En 1934, le pays était polarisé entre "droites" et "gauches". Au centre se trouvait le Parti Radical. La Gauche Républicaine et l'Union Républicaine se rapprochèrent. L'entrée de trois ministres de la CEDA dans le gouvernement radical déclencha la Révolution d'octobre 1934. Le 5 octobre, une grève générale fut décrétée dans tout le pays, et des rébellions armées eurent lieu à Madrid, et surtout dans les Asturies et en Catalogne. Le gouvernement donna les pleins pouvoirs au général Franco, qui utilisa les troupes de la Légion, et le 19 octobre, la reddition fut actée.
Vers la Guerre Civile (1936)
La Révolution des Asturies et ses conséquences polarisèrent encore plus le pays, conduisant à la formation de deux grandes coalitions pour les élections de 1936 : le Bloc National (droite anti-républicaine) et le Front Populaire (rapprochement des gauches, bourgeoises et prolétaires). Des scandales de corruption publique, notamment le "marché noir", impliquant Lerroux et son fils, forcèrent Lerroux à démissionner.

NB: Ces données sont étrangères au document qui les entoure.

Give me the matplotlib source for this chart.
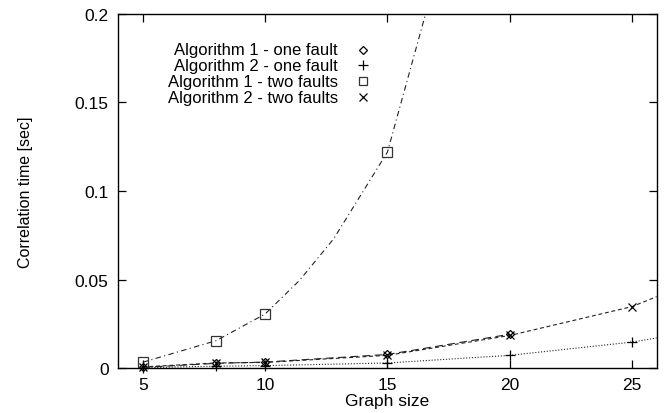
import matplotlib
matplotlib.use("Agg")
import matplotlib.pyplot as plt

plt.rcParams['font.family'] = ['Liberation Sans', 'DejaVu Sans']

# ---- data ----
labels = ["Algorithm 1 - one fault", "Algorithm 2 - one fault",
          "Algorithm 1 - two faults", "Algorithm 2 - two faults"]

a1_one_x = [5, 8, 10, 15, 20]
a1_one_y = [0.0005, 0.0028, 0.0035, 0.0078, 0.0192]

a2_one_x = [5, 8, 10, 15, 20, 25]
a2_one_y = [0.0003, 0.0012, 0.0015, 0.0030, 0.0073, 0.0148]

a1_two_x = [5, 8, 10, 15]
a1_two_y = [0.0034, 0.0156, 0.0306, 0.1220]

a2_two_x = [5, 8, 10, 15, 20, 25]
a2_two_y = [0.0008, 0.0030, 0.0033, 0.0073, 0.0185, 0.0348]

# trend curves as drawn in the picture
c_a1_one_x = [5, 8, 10, 15, 20]
c_a1_one_y = [0.0005, 0.0028, 0.0035, 0.0078, 0.0192]
c_a2_one_x = [5, 8, 10, 15, 20, 25, 26]
c_a2_one_y = [0.0003, 0.0012, 0.0015, 0.0030, 0.0073, 0.0148, 0.0171]
c_a1_two_x = [5, 8, 10, 11.4, 12.8, 14.0, 15, 16.56]
c_a1_two_y = [0.0034, 0.0156, 0.0306, 0.0495, 0.0730, 0.0997, 0.1220, 0.2000]
c_a2_two_x = [5, 8, 10, 15, 20, 25, 26]
c_a2_two_y = [0.0008, 0.0030, 0.0033, 0.0073, 0.0185, 0.0348, 0.0404]

x_ticks = [5, 10, 15, 20, 25]
y_ticks = [0, 0.05, 0.1, 0.15, 0.2]
y_tick_labels = ["0", "0.05", "0.1", "0.15", "0.2"]

fig = plt.figure(figsize=(6.70, 4.14), dpi=100)
ax = fig.add_axes([0.1766, 0.108, 0.8034, 0.8565])

fs = 12.5
fs_leg = 12
lc = '#222222'
lw = 0.8

ax.plot(c_a1_one_x, c_a1_one_y, color=lc, lw=lw, linestyle=(0, (7, 4)))
ax.plot(c_a2_one_x, c_a2_one_y, color=lc, lw=lw, linestyle=(0, (1, 1.6)))
ax.plot(c_a1_two_x, c_a1_two_y, color=lc, lw=lw, linestyle=(0, (5, 3, 1, 3)))
ax.plot(c_a2_two_x, c_a2_two_y, color=lc, lw=lw, linestyle=(0, (3.5, 2.5)))

mk = [
    (a1_one_x, a1_one_y, dict(marker='D', ms=4.2, mfc='none', mec='black', mew=0.9)),
    (a2_one_x, a2_one_y, dict(marker='+', ms=6.5, mec='black', mew=0.9)),
    (a1_two_x, a1_two_y, dict(marker='s', ms=7, mfc='none', mec='#333333', mew=0.9)),
    (a2_two_x, a2_two_y, dict(marker='x', ms=6, mec='black', mew=0.9)),
]
for xs, ys, st in mk:
    ax.plot(xs, ys, linestyle='none', clip_on=False, **st)

# legend (gnuplot style: text right-aligned, symbol to the right)
leg_y = [0.899, 0.855, 0.810, 0.764]
for lab, yy, (_, _, st) in zip(labels, leg_y, mk):
    ax.text(0.408, yy, lab, transform=ax.transAxes, ha='right', va='center', fontsize=fs_leg)
    st2 = dict(st)
    if st2['marker'] == 's':
        st2['ms'] = 5.5
    ax.plot([0.454], [yy], transform=ax.transAxes, linestyle='none', **st2)

ax.set_xlim(4, 26)
ax.set_ylim(0, 0.2)
ax.set_xticks(x_ticks)
ax.set_yticks(y_ticks)
ax.set_yticklabels(y_tick_labels)
ax.tick_params(direction='in', length=6, width=0.9, top=True, right=True,
               labelsize=fs, colors='black')
ax.tick_params(axis='x', pad=6)
ax.tick_params(axis='y', pad=7)
for s in ax.spines.values():
    s.set_linewidth(1.0)

ax.set_xlabel("Graph size", fontsize=fs, labelpad=1)
ax.set_ylabel("Correlation time [sec]", fontsize=11.5)
ax.yaxis.set_label_coords(-0.158, 0.5)

fig.savefig("out.png", dpi=100)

Le 30 décembre, Portela Valladares forma un gouvernement transitoire, avec l'engagement de dissoudre les Cortes et d'organiser des élections, ce qui fut fait le 7 janvier 1936. La victoire de la gauche fut nette dans les grandes villes et les provinces méridionales, tandis que la droite s'imposa dans le nord et l'intérieur. Portela Valladares démissionna, et Azaña forma un gouvernement. Les généraux soupçonnés de complot furent mutés loin de Madrid : Franco aux Canaries, Goded aux Baléares et Mola à Pampelune.
Manuel Azaña fut élu Président de la République, et Santiago Casares Quiroga, Président du Gouvernement. La droite se radicalisa, et les Jeunesses Socialistes Unifiées furent créées. Dès les élections, les secteurs de droite conclurent que seul un coup d'État militaire pouvait empêcher la révolution socialiste. Après une première tentative avortée le 20 avril, Mola prit le contrôle de la conspiration.
Le coup d'État fut précipité par l'assassinat du lieutenant Castillo (officier de la Garde d'Assaut), suivi de l'assassinat de José Calvo Sotelo, chef du Bloc National. Le 17 juillet après-midi, la rébellion éclata au Maroc. Le gouvernement resta inactif. Deux jours plus tard, la guerre civile était une réalité.